Trustee Liability: What Can Go Wrong and How to Protect Yourself
Serving as a trustee imposes strict fiduciary duties under laws like the Uniform Prudent Investor Act, requiring prudent asset management, avoidance of self-dealing, proper distributions, and full tax compliance, with personal liability for failures. Common risks include mismanaging investments, conflicts of interest, improper distributions, and inadequate recordkeeping, all of which can expose the trustee to significant financial consequences. The article emphasizes that these risks can be mitigated through careful administration and reliance on professional advisors.
TRUST AND ESTATE PLANNING
4/10/20263 min read
If you have been named as a trustee, you have accepted one of the most significant legal responsibilities that exists in American law. A trustee is a fiduciary, which means you owe the beneficiaries of the trust the highest duty of care recognized under the law. Breach that duty, and you can be held personally liable for the resulting losses.
Many people accept the role of trustee without fully understanding what the job requires or what can happen when things go wrong. The trust creator, the grantor, chose you because they trusted your judgment. That is a meaningful honor. But it is also a legal obligation that carries real financial exposure if you make mistakes.
The most common source of trustee liability is mismanagement of trust assets. As trustee, you have a duty to invest the trust’s assets prudently. Under the Uniform Prudent Investor Act, which Texas has adopted, the standard is not that every individual investment must be safe, but that the overall portfolio must be managed in a manner that is consistent with the purposes, terms, and distribution requirements of the trust.
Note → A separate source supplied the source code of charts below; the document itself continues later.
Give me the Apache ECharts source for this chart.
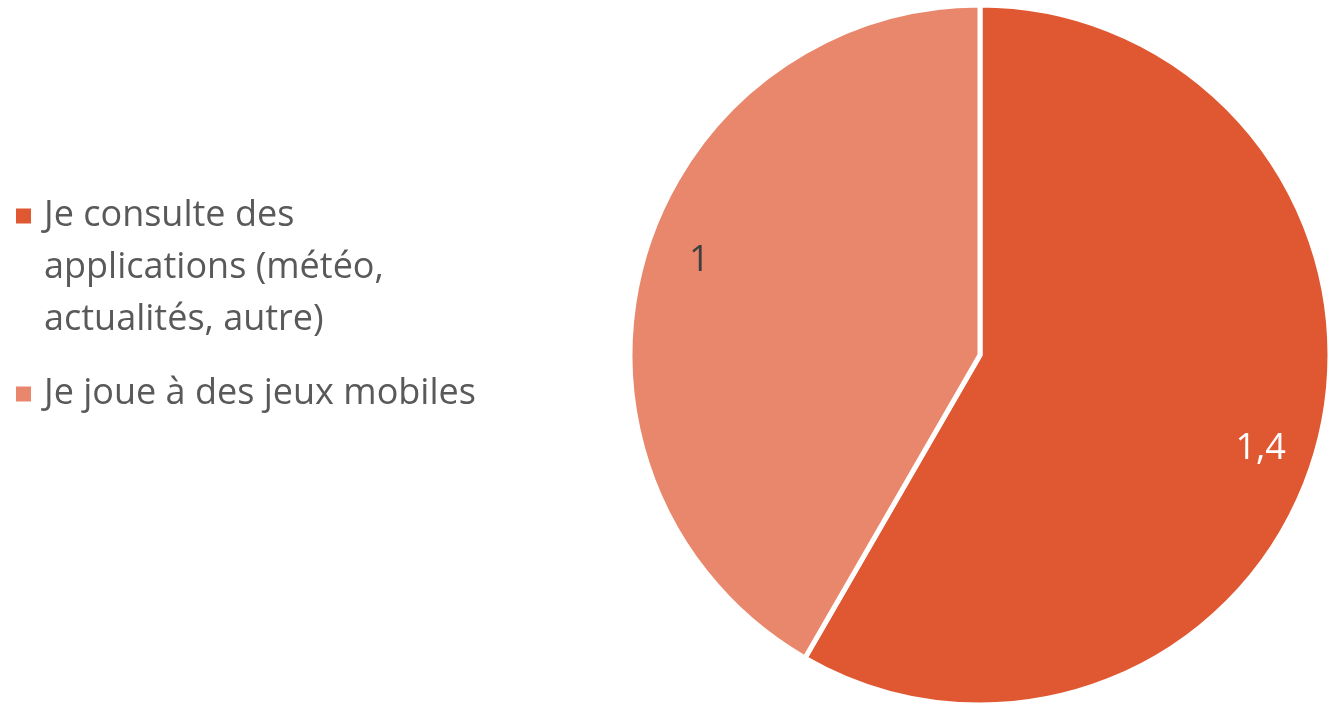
<!DOCTYPE html>
<html>
<head>
<meta charset="utf-8">
<script src="https://cdn.jsdelivr.net/npm/echarts@6/dist/echarts.min.js"></script>
<style>
  html, body { margin: 0; padding: 0; background: #ffffff; }
  #chart { width: 1330px; height: 706px; }
</style>
</head>
<body>
<div id="chart"></div>
<script>
// Usage categories and their values
const categories = [
  'Je consulte des\napplications (météo,\nactualités, autre)',
  'Je joue à des jeux mobiles'
];
const values = [1.4, 1];
const colors = ['#E05831', '#E9876C'];
const labelColors = ['#ffffff', '#404040'];

const FONT = '"Open Sans", "Noto Sans", sans-serif';
const fmt = v => String(v).replace('.', ',');

const pieData = categories.map((name, i) => ({
  name: name,
  value: values[i],
  itemStyle: { color: colors[i] }
}));

const labelData = categories.map((name, i) => ({
  name: name,
  value: values[i],
  label: { color: labelColors[i] }
}));

// Legend text: a multi-line entry gets leading blank lines so that its
// first line sits level with the colour square.
const legendText = name => {
  const extra = name.split('\n').length - 1;
  return '\n'.repeat(extra) + name;
};

const chart = echarts.init(document.getElementById('chart'), null, { renderer: 'canvas' });
chart.setOption({
  animation: false,
  backgroundColor: '#ffffff',
  legend: {
    orient: 'vertical',
    left: 16,
    top: 86,
    padding: 0,
    itemWidth: 15,
    itemHeight: 15,
    itemGap: 22,
    icon: 'rect',
    selectedMode: false,
    itemStyle: { borderWidth: 0 },
    formatter: legendText,
    textStyle: {
      fontFamily: FONT,
      fontSize: 36,
      color: '#595959',
      lineHeight: 52,
      padding: [0, 0, 0, 8]
    },
    data: categories
  },
  series: [
    {
      type: 'pie',
      center: [980, 355],
      radius: [0, 350],
      startAngle: 90,
      clockwise: true,
      silent: true,
      label: { show: false },
      labelLine: { show: false },
      itemStyle: { borderColor: '#ffffff', borderWidth: 5 },
      data: pieData
    },
    {
      // transparent ring carrying the value labels
      type: 'pie',
      center: [980, 355],
      radius: [236, 350],
      startAngle: 86.5,
      clockwise: true,
      silent: true,
      legendHoverLink: false,
      itemStyle: { color: 'rgba(0,0,0,0)', borderWidth: 0 },
      label: {
        show: true,
        position: 'inside',
        fontFamily: FONT,
        fontSize: 36,
        formatter: p => fmt(p.value)
      },
      labelLine: { show: false },
      data: labelData
    }
  ]
});
</script>
</body>
</html>
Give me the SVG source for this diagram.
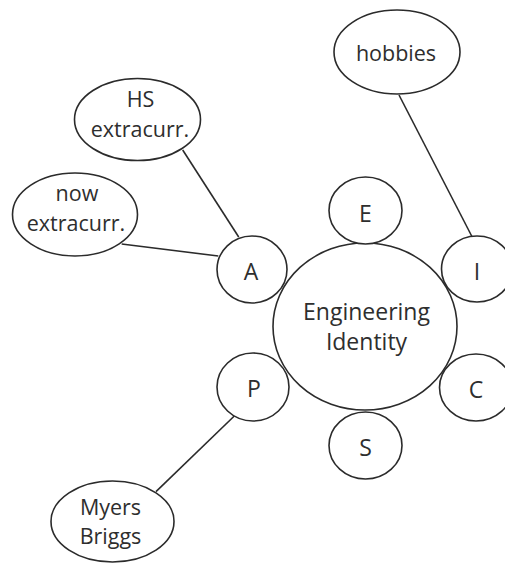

You must diversify the trust’s investments unless you reasonably determine that it is in the beneficiaries’ interests not to diversify. You must consider the trust’s liquidity needs, the beneficiaries’ circumstances, and the expected total return from income and appreciation.
If you put all of the trust’s assets in a single stock, or in speculative investments, or in an asset class that is inappropriate for the trust’s time horizon and distribution needs, and the trust suffers a loss as a result, you can be personally liable for the difference between what the trust would have been worth under prudent management and what it is actually worth. The beneficiaries do not have to prove you acted in bad faith. They only have to prove you failed to meet the standard of a prudent investor.
Self-dealing is another major source of liability. A trustee cannot use trust assets for personal benefit, cannot engage in transactions with the trust that create a conflict of interest, and cannot favor one beneficiary over another without authorization from the trust document or a court order. Borrowing from the trust, purchasing trust assets at below-market prices, directing trust business to companies you own or control, and using trust funds to pay personal expenses are all forms of self-dealing that can result in liability for the full amount of the improper transaction plus interest, legal fees, and potentially punitive damages.
Failure to make required distributions is a common but often overlooked source of trustee liability. If the trust document requires distributions of income to a beneficiary, and you retain that income in the trust instead, you have breached your duty. If the trust uses a HEMS standard, health, education, maintenance, and support, and a beneficiary makes a request that falls within that standard, you must exercise your discretion in good faith. Refusing to distribute when the standard is clearly met, or distributing when the standard is clearly not met, can both create liability.
Tax compliance failures create personal exposure for the trustee. If the trust owes income taxes and you fail to file the Form 1041, fail to make estimated tax payments, or fail to pay the tax due, the penalties and interest fall on the trust. But if the trust does not have sufficient assets to pay those penalties because you distributed all the assets to beneficiaries before satisfying the tax obligations, you can be held personally liable under the fiduciary liability provisions of the Internal Revenue Code. This is not theoretical. The IRS pursues trustees personally for trust tax debts with regularity.
Failure to keep adequate records is both a source of liability and a failure of your defense. Every distribution you make, every investment decision, every communication with a beneficiary, and every fee you charge should be documented contemporaneously. If a beneficiary challenges your administration years later, your records are the evidence that proves you acted properly. Without records, you are asking a court to take your word for it, and courts are not inclined to give trustees the benefit of the doubt when the documentation is missing.
The good news is that most of these risks can be managed through diligent administration, proper documentation, and professional advice. You do not have to be a financial expert to serve as trustee, but you do have to recognize the limits of your own expertise and seek help when you need it. Hiring a qualified investment advisor, a CPA for tax compliance, and an attorney for legal questions is not just prudent; it is part of your fiduciary duty. A trustee who recognizes they need help and gets it is far less likely to face liability than one who tries to do everything themselves.
If you are currently serving as a trustee and you are not confident that you are meeting all of your obligations, get a professional review of the trust’s administration now. It is far better to identify and correct problems proactively than to discover them when a beneficiary files a lawsuit.